[Records from a data source]
━━━

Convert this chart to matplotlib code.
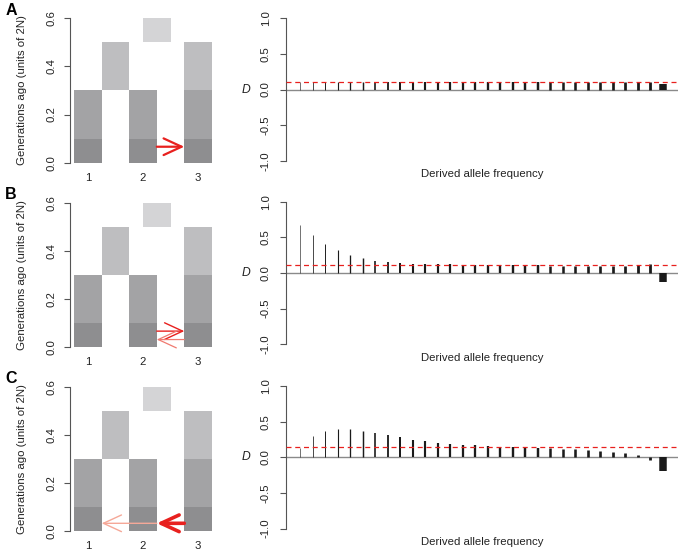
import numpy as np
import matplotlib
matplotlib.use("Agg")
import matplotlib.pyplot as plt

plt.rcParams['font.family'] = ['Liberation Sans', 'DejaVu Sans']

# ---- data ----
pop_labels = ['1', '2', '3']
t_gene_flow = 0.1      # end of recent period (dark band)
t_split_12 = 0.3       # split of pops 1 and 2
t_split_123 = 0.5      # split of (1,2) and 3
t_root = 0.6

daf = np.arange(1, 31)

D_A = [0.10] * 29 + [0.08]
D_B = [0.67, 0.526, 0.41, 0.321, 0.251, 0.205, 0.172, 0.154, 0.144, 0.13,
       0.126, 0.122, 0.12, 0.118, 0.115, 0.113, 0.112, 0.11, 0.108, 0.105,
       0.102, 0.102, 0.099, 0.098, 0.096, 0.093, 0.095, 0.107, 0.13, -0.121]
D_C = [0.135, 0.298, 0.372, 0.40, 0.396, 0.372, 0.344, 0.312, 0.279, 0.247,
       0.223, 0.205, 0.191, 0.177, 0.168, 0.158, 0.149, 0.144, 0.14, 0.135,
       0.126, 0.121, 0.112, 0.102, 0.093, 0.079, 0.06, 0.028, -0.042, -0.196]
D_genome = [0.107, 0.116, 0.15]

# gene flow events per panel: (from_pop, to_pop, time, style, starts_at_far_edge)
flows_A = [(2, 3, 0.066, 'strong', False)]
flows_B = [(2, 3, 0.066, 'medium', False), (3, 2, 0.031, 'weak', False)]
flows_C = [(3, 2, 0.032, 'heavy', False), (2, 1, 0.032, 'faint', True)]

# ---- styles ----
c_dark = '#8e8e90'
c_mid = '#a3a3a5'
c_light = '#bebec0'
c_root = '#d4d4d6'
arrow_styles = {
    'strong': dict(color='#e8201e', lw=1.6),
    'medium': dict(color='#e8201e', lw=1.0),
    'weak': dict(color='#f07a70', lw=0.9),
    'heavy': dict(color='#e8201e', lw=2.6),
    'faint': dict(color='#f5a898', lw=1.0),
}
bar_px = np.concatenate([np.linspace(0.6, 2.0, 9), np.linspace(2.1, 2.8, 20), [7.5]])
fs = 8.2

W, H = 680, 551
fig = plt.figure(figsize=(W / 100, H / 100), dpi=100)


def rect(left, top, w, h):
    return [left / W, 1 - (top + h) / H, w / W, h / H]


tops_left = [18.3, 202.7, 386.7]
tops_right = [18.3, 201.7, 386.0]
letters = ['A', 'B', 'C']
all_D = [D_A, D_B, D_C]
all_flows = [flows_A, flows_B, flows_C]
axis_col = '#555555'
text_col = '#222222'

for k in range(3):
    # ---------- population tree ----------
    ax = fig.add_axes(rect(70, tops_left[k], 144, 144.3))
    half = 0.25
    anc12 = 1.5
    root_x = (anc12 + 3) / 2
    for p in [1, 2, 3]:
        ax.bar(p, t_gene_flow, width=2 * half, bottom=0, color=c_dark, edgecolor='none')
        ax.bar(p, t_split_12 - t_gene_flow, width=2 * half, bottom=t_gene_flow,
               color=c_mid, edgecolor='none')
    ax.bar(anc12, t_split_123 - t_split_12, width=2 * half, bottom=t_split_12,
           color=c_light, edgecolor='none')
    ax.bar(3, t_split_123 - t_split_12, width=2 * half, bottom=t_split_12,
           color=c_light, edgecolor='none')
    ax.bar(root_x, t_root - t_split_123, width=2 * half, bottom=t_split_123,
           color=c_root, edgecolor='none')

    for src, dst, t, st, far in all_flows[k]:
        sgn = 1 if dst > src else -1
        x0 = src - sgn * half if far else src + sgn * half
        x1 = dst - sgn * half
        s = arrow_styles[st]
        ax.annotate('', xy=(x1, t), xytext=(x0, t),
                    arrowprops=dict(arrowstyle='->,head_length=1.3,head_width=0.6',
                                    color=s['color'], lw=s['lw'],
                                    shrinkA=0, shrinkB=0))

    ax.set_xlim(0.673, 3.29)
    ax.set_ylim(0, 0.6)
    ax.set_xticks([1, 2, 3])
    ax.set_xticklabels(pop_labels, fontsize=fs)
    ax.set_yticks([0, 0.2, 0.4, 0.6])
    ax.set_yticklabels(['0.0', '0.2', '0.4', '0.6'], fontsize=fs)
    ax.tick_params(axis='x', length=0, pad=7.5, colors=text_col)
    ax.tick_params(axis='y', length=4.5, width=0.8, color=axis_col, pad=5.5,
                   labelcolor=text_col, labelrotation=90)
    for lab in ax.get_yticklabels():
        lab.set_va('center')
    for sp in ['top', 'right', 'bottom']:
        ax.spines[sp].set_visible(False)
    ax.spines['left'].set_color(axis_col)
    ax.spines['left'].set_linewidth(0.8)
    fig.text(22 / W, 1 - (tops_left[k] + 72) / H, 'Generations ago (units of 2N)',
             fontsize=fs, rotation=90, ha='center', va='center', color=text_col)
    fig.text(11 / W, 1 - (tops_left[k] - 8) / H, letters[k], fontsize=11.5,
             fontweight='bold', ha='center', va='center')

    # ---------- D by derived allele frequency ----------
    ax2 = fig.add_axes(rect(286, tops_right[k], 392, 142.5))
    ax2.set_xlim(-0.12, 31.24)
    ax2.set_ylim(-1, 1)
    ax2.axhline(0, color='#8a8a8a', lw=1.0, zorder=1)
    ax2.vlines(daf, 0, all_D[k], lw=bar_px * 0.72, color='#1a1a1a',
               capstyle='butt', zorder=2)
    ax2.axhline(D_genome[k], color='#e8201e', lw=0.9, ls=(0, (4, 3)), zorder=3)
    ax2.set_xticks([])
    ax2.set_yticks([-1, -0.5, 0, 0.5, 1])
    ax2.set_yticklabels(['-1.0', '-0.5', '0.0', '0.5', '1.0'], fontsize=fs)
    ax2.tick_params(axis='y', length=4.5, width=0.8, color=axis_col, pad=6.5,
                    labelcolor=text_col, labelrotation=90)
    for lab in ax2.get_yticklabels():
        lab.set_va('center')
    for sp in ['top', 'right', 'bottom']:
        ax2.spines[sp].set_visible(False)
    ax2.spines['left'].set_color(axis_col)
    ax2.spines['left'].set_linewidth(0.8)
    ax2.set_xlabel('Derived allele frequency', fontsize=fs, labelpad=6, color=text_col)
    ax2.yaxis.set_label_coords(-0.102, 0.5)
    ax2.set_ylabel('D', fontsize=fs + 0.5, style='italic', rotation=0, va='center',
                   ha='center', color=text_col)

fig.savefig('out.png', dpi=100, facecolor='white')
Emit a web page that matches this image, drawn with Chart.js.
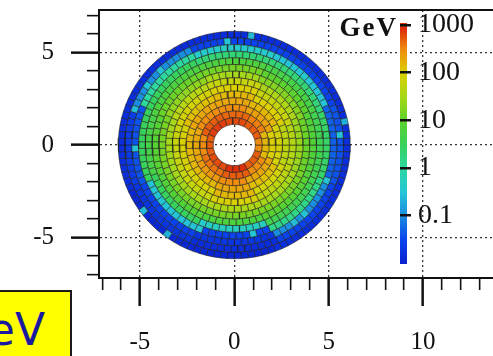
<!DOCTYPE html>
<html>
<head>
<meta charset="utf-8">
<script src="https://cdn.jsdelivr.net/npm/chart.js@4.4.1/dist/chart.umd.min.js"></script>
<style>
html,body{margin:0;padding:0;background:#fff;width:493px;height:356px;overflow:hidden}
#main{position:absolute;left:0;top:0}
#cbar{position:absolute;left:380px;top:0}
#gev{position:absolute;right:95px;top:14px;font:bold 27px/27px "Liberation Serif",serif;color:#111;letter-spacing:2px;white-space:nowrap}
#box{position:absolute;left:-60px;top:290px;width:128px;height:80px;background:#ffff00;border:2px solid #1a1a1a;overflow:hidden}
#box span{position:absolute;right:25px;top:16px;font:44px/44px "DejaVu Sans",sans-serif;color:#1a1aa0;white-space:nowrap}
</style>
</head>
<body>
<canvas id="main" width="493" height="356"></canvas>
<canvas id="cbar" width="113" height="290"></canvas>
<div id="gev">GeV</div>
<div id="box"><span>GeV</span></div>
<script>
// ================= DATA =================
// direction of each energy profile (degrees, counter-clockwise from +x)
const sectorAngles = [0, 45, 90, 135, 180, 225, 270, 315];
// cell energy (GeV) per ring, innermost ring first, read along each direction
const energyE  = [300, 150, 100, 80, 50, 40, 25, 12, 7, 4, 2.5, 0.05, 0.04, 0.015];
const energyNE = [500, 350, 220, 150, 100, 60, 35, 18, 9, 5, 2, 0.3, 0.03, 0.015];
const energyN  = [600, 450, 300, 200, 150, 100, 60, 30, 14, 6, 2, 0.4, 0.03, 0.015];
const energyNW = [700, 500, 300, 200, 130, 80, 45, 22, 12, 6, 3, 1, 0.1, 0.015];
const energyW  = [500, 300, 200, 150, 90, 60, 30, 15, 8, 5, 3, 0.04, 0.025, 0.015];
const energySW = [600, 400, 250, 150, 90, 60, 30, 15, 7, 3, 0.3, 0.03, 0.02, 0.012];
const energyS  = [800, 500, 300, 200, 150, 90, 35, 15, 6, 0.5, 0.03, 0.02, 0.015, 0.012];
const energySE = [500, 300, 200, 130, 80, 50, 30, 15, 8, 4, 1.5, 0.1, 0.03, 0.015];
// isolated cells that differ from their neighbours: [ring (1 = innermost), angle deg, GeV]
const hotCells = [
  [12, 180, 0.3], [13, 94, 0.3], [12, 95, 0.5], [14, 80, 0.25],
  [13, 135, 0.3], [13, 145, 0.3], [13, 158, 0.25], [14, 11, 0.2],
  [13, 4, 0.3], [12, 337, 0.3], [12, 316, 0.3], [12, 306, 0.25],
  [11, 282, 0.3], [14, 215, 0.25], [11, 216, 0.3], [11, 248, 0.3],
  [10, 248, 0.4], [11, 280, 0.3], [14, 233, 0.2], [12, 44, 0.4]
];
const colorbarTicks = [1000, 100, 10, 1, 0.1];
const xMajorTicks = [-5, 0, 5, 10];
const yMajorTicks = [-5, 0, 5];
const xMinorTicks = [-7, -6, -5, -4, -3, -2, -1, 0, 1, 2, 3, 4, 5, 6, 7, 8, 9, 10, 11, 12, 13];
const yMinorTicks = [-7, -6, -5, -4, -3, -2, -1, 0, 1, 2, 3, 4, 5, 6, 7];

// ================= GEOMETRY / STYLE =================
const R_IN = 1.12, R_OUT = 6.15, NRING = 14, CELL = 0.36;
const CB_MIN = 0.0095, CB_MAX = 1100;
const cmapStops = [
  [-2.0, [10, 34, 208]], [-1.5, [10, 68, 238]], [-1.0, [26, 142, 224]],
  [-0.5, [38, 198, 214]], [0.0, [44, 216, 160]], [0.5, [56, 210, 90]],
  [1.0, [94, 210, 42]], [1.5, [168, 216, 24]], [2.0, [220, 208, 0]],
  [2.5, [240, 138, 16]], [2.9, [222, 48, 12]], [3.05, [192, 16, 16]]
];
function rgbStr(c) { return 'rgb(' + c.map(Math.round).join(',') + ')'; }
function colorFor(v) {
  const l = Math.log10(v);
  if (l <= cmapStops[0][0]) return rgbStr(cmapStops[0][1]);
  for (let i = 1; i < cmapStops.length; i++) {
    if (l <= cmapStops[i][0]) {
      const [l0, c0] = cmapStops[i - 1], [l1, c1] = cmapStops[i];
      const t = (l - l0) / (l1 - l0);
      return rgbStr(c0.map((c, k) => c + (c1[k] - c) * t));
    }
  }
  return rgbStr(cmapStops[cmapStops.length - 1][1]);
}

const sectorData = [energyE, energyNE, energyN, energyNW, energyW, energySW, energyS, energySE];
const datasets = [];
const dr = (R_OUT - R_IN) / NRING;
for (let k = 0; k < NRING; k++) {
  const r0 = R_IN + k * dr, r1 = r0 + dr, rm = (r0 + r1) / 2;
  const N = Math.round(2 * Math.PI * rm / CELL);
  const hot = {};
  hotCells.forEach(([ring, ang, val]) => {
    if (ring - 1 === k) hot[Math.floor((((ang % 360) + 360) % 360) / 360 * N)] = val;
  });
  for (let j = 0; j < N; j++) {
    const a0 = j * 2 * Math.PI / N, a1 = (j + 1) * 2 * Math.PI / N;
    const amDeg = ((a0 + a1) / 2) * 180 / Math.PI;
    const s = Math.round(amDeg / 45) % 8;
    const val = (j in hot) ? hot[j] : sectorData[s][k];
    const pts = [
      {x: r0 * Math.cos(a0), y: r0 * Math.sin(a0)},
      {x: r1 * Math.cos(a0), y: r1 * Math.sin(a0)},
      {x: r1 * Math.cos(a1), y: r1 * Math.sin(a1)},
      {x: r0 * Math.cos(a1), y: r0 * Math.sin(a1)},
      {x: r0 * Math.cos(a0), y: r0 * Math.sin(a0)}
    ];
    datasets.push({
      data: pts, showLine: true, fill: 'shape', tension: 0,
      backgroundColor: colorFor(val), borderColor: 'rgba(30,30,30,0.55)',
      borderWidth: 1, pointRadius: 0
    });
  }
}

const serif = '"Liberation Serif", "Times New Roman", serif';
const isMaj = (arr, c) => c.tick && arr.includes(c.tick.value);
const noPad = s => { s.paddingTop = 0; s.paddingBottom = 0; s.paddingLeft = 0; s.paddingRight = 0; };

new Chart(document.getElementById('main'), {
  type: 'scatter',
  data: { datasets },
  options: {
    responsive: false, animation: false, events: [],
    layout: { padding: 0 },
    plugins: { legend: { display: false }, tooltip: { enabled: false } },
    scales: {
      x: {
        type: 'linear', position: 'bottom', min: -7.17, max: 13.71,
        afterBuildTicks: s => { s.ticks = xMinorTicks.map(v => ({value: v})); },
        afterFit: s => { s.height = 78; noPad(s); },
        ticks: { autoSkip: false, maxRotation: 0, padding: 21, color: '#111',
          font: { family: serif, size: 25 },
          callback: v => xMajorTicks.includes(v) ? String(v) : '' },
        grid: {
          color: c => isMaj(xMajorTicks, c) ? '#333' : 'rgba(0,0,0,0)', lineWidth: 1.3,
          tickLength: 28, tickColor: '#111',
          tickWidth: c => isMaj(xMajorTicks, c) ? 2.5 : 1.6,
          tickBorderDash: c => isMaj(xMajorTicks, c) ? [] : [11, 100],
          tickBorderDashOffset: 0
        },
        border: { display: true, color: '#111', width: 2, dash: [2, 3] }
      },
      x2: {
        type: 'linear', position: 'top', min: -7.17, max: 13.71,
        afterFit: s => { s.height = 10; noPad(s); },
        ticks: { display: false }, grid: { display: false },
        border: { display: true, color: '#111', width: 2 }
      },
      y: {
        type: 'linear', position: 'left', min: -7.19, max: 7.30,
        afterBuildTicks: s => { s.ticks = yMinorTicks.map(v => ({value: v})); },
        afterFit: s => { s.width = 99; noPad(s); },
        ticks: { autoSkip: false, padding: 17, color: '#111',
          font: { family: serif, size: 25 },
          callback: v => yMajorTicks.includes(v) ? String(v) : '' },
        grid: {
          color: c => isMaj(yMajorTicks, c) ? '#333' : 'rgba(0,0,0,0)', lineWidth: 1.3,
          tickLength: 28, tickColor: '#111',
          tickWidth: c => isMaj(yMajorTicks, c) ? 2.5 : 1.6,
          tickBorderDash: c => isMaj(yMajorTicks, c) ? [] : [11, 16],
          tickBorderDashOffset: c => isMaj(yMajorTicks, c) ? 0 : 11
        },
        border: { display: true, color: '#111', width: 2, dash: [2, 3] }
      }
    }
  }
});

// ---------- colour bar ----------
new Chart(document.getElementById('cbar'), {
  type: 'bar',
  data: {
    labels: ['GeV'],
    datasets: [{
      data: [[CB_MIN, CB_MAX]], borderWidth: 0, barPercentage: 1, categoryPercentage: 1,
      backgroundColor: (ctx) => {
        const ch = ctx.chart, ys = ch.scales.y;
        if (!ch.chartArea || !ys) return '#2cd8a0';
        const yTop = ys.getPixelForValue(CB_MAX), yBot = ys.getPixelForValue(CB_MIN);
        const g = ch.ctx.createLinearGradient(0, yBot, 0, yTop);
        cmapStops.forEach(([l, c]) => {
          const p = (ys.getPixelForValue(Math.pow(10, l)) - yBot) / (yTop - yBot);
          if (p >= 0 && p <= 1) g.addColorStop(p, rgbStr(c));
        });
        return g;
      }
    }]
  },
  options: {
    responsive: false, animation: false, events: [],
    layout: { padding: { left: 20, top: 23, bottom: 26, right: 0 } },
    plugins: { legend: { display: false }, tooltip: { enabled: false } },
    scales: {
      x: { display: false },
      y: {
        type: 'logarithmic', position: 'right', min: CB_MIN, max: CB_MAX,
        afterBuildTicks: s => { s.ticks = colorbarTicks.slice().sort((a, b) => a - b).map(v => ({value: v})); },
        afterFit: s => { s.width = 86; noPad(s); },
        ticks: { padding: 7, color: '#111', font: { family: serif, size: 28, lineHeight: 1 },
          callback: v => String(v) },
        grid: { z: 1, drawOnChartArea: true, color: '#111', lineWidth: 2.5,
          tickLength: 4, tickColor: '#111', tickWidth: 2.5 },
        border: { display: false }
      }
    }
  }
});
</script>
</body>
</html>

━━━

The required output is the exact run of lines from the start of the records through the line containing "daf = np.arange(1, 31)", both ends included, with no pictures.

Convert this chart to matplotlib code.
import numpy as np
import matplotlib
matplotlib.use("Agg")
import matplotlib.pyplot as plt

plt.rcParams['font.family'] = ['Liberation Sans', 'DejaVu Sans']

# ---- data ----
pop_labels = ['1', '2', '3']
t_gene_flow = 0.1      # end of recent period (dark band)
t_split_12 = 0.3       # split of pops 1 and 2
t_split_123 = 0.5      # split of (1,2) and 3
t_root = 0.6

daf = np.arange(1, 31)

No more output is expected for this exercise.